Religious Liberty and the Business Corporation
Ronald Colombo, Professor of Law, Maurice A. Deane School of Law at Hofstra University
The First Amendment famously declares that “Congress shall make no law … abridging the free exercise” of religion. Although nonprofit corporations have long enjoyed the protections of the Free Exercise Clause, whether these same protections extend to religiously committed for-profit corporations has long been an unsettled question. In the wake of Affordable Care Act’s “Contraceptive Mandate,” this question now demands a definitive answer, as several business corporations have invoked the First Amendment’s guarantee of religious liberty in demanding an exemption from this law. My paper posits that business corporations ought not to be categorically excluded from the protections of the Free Exercise Clause. Such an exclusion would violate both the letter and spirit of the First Amendment, which was adopted to broadly protect the freedom of individuals to exercise their religion as they saw fit. To some, this entails careers and participation in the worlds of business and commerce.

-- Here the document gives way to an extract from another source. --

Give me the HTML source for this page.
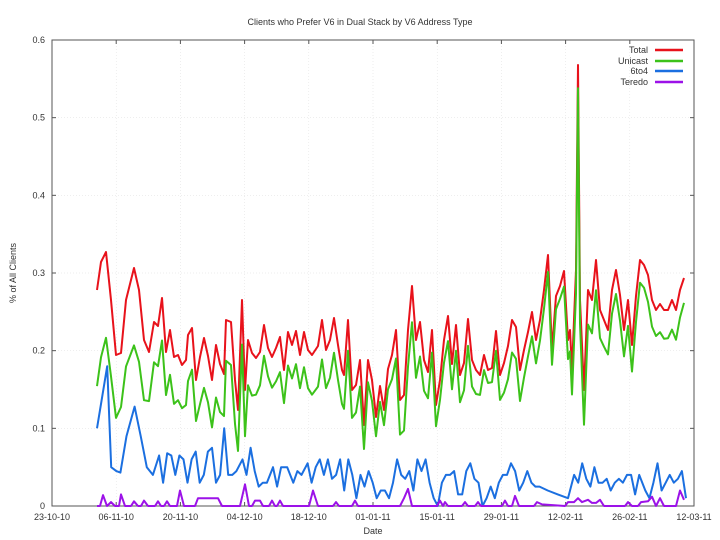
<!DOCTYPE html>
<html><head><meta charset="utf-8"><style>
body{margin:0;background:#fff;}
svg{display:block;font-family:"Liberation Sans",sans-serif;}
</style></head><body>
<svg id="s" width="720" height="540" xmlns="http://www.w3.org/2000/svg">
<rect width="720" height="540" fill="#fff"/>
<text x="360" y="25" font-size="9" text-anchor="middle" fill="#333">Clients who Prefer V6 in Dual Stack by V6 Address Type</text>
<text x="16" y="273" font-size="9" text-anchor="middle" fill="#333" transform="rotate(-90 16 273)">% of All Clients</text>
<text x="373" y="534" font-size="9" text-anchor="middle" fill="#333">Date</text>
<g id="g"></g>
<g font-size="9" fill="#333" text-anchor="end">
<text x="648" y="53">Total</text><text x="648" y="64">Unicast</text><text x="648" y="74">6to4</text><text x="648" y="85">Teredo</text>
</g>
<g stroke-width="2.5">
<line x1="655" y1="50" x2="683" y2="50" stroke="#e8121b"/>
<line x1="655" y1="61" x2="683" y2="61" stroke="#3cc21a"/>
<line x1="655" y1="71" x2="683" y2="71" stroke="#1b6fe0"/>
<line x1="655" y1="82" x2="683" y2="82" stroke="#9c12e8"/>
</g>
</svg>
<script>
const L=52,R=694,T=40,B=506;
const Y=v=>B-v*(B-T)/0.6;
const V=y=>(B-y)*0.6/(B-T);
let h='';
for(let i=0;i<=6;i++){const y=Y(i*0.1);
 h+=`<line x1="${L}" y1="${y}" x2="${R}" y2="${y}" stroke="#ddd" stroke-width="0.5" stroke-dasharray="1,2"/>`;
 h+=`<line x1="${L}" y1="${y}" x2="${L+4}" y2="${y}" stroke="#555"/><line x1="${R}" y1="${y}" x2="${R-4}" y2="${y}" stroke="#555"/>`;
 h+=`<text x="${L-7}" y="${y+3}" font-size="9" fill="#333" text-anchor="end">${i==0?'0':(i/10).toFixed(1)}</text>`;}
const labs=['23-10-10','06-11-10','20-11-10','04-12-10','18-12-10','01-01-11','15-01-11','29-01-11','12-02-11','26-02-11','12-03-11'];
for(let i=0;i<=10;i++){const x=L+i*64.2;
 h+=`<line x1="${x}" y1="${T}" x2="${x}" y2="${B}" stroke="#ddd" stroke-width="0.5" stroke-dasharray="1,2"/>`;
 h+=`<line x1="${x}" y1="${B}" x2="${x}" y2="${B-4}" stroke="#555"/><line x1="${x}" y1="${T}" x2="${x}" y2="${T+4}" stroke="#555"/>`;
 h+=`<text x="${x}" y="${B+14}" font-size="9" fill="#333" text-anchor="middle">${labs[i]}</text>`;}
h+=`<rect x="${L}" y="${T}" width="${R-L}" height="${B-T}" fill="none" stroke="#555" stroke-width="1"/>`;
const red=[[97,290],[101,262],[106,252],[111,300],[116,355],[121,353],[126,300],[134,268],[139,290],[144,340],[149,352],[154,322],[158,326],[162,298],[166,352],[170,330],[174,357],[178,355],[182,365],[186,360],[188,335],[192,328],[196,380],[200,357],[204,338],[208,356],[212,380],[216,345],[220,364],[224,374],[226,320],[231,322],[235,380],[238,410],[242,300],[245,390],[248,340],[252,353],[256,358],[260,352],[264,325],[268,348],[272,357],[276,348],[280,337],[284,370],[288,332],[292,345],[296,331],[300,355],[304,332],[308,350],[312,355],[318,346],[322,320],[326,350],[330,340],[334,318],[338,345],[342,370],[344,375],[348,320],[352,390],[356,385],[360,360],[364,425],[368,360],[372,380],[376,417],[380,386],[384,410],[388,369],[392,355],[396,330],[400,400],[404,395],[408,330],[412,286],[416,340],[420,322],[424,360],[428,372],[432,330],[436,405],[440,380],[444,340],[448,316],[452,364],[456,325],[460,375],[464,363],[468,319],[472,360],[476,370],[480,375],[484,355],[488,370],[492,368],[496,331],[500,375],[504,363],[508,346],[512,320],[516,327],[520,370],[524,350],[528,332],[532,312],[536,340],[540,320],[544,290],[548,255],[552,350],[556,296],[560,286],[564,271],[568,340],[570,330],[572,370],[576,270],[578,65],[580,300],[584,390],[588,290],[592,300],[596,260],[600,310],[604,320],[608,330],[612,290],[616,270],[620,295],[624,330],[628,300],[632,345],[636,296],[640,260],[644,265],[648,275],[652,300],[656,310],[660,304],[664,310],[668,310],[672,300],[676,310],[680,290],[684,278]];
const blue=[[97,.1],[102,.14],[107,.18],[111,.05],[116,.045],[120,.043],[126,.09],[134,.128],[140,.09],[146,.05],[152,.04],[158,.065],[162,.03],[166,.068],[170,.065],[174,.04],[178,.065],[182,.06],[186,.03],[190,.06],[194,.07],[198,.03],[202,.04],[206,.07],[210,.075],[214,.03],[218,.04],[222,.1],[226,.04],[230,.04],[234,.045],[240,.06],[244,.04],[248,.075],[252,.045],[256,.025],[260,.03],[264,.03],[270,.05],[274,.025],[278,.05],[284,.05],[290,.03],[294,.045],[298,.04],[304,.055],[308,.03],[312,.05],[316,.06],[320,.04],[324,.06],[328,.035],[332,.04],[336,.06],[340,.02],[344,.06],[348,.04],[352,.01],[356,.04],[360,.025],[364,.045],[368,.03],[372,.01],[376,.02],[380,.02],[384,.01],[388,.03],[392,.06],[396,.04],[400,.035],[404,.045],[408,.02],[412,.06],[416,.045],[420,.06],[424,.03],[428,.01],[432,.0],[436,.03],[440,.04],[444,.04],[448,.045],[452,.015],[456,.015],[460,.045],[464,.055],[468,.035],[472,.03],[476,.0],[480,.01],[484,.025],[488,.01],[492,.03],[496,.04],[500,.04],[504,.055],[508,.045],[512,.02],[516,.03],[520,.045],[524,.03],[528,.025],[532,.025],[540,.02],[550,.015],[560,.01],[566,.04],[570,.03],[574,.055],[578,.035],[582,.025],[586,.05],[590,.03],[594,.03],[598,.035],[602,.02],[606,.03],[610,.035],[614,.03],[618,.04],[622,.04],[626,.015],[630,.04],[636,.02],[640,.01],[644,.03],[648,.055],[652,.02],[656,.03],[660,.04],[664,.03],[668,.035],[672,.045],[676,.01]];
const pur=[[97,0],[100,0],[103,.014],[107,0],[111,.005],[115,0],[119,0],[121,.015],[125,0],[131,0],[134,.006],[138,0],[141,0],[144,.007],[148,0],[155,0],[158,.006],[161,0],[164,0],[167,.006],[170,0],[177,0],[180,.02],[184,0],[195,0],[198,.01],[218,.01],[222,0],[240,0],[245,.028],[249,0],[252,0],[255,.007],[260,.007],[263,0],[269,0],[272,.007],[275,0],[277,0],[280,.007],[283,0],[309,0],[313,.02],[318,0],[333,0],[336,.005],[339,0],[352,0],[355,.007],[358,0],[400,0],[404,.01],[408,.022],[412,0],[437,0],[440,.007],[443,0],[445,.005],[448,0],[462,0],[465,.005],[468,0],[475,0],[478,.005],[481,0],[502,0],[505,.007],[508,0],[512,0],[515,.013],[519,0],[534,0],[537,.005],[542,.002],[565,0],[568,.005],[574,.005],[578,.01],[582,.005],[588,.008],[592,.004],[596,.004],[600,.008],[604,0],[625,0],[628,.005],[632,0],[638,0],[641,.005],[648,.006],[652,.012],[656,0],[660,.01],[664,0],[676,0],[680,.02],[684,.008]];
for(const b of blue){b[0]=97+(b[0]-97)*(686-97)/(676-97);}
const interp=(a,x)=>{if(x<=a[0][0])return a[0][1];for(let i=1;i<a.length;i++)if(x<=a[i][0]){const[p,q]=[a[i-1],a[i]];return p[1]+(q[1]-p[1])*(x-p[0])/(q[0]-p[0]);}return a[a.length-1][1];};
const smooth=(x)=>{let s=0,n=0;for(let d=-10;d<=10;d+=2){s+=interp(blue,x+d)+interp(pur,x+d);n++;}return s/n;};
const pl=(pts,c)=>`<polyline fill="none" stroke="${c}" stroke-width="2" stroke-linejoin="round" points="${pts.map(p=>p[0].toFixed(1)+','+p[1].toFixed(1)).join(' ')}"/>`;
const green=red.map(p=>{let off=smooth(p[0]);if(p[0]>=576&&p[0]<=580)off=0.03;let v=V(p[1])-off;if(v<0.07)v=0.07;return[p[0],Y(v)];});
h+=pl(red,'#e8121b');
h+=pl(green,'#3cc21a');
h+=pl(blue.map(p=>[p[0],Y(p[1])]),'#1b6fe0');
h+=pl(pur.map(p=>[p[0],Y(p[1])]),'#9c12e8');
document.getElementById('g').innerHTML=h;
</script>
</body></html>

Moreover, recent changes in corporate law and business practices have given rise to companies that can be considered genuinely expressive associations, bringing together investors, directors, employees and customers dedicated to particular principles and values – including religious principles and values. This blurs the distinction between profit and nonprofit corporations, and undermines the notion that only nonprofit corporations can serve as an authentic vehicle for the exercise of religion.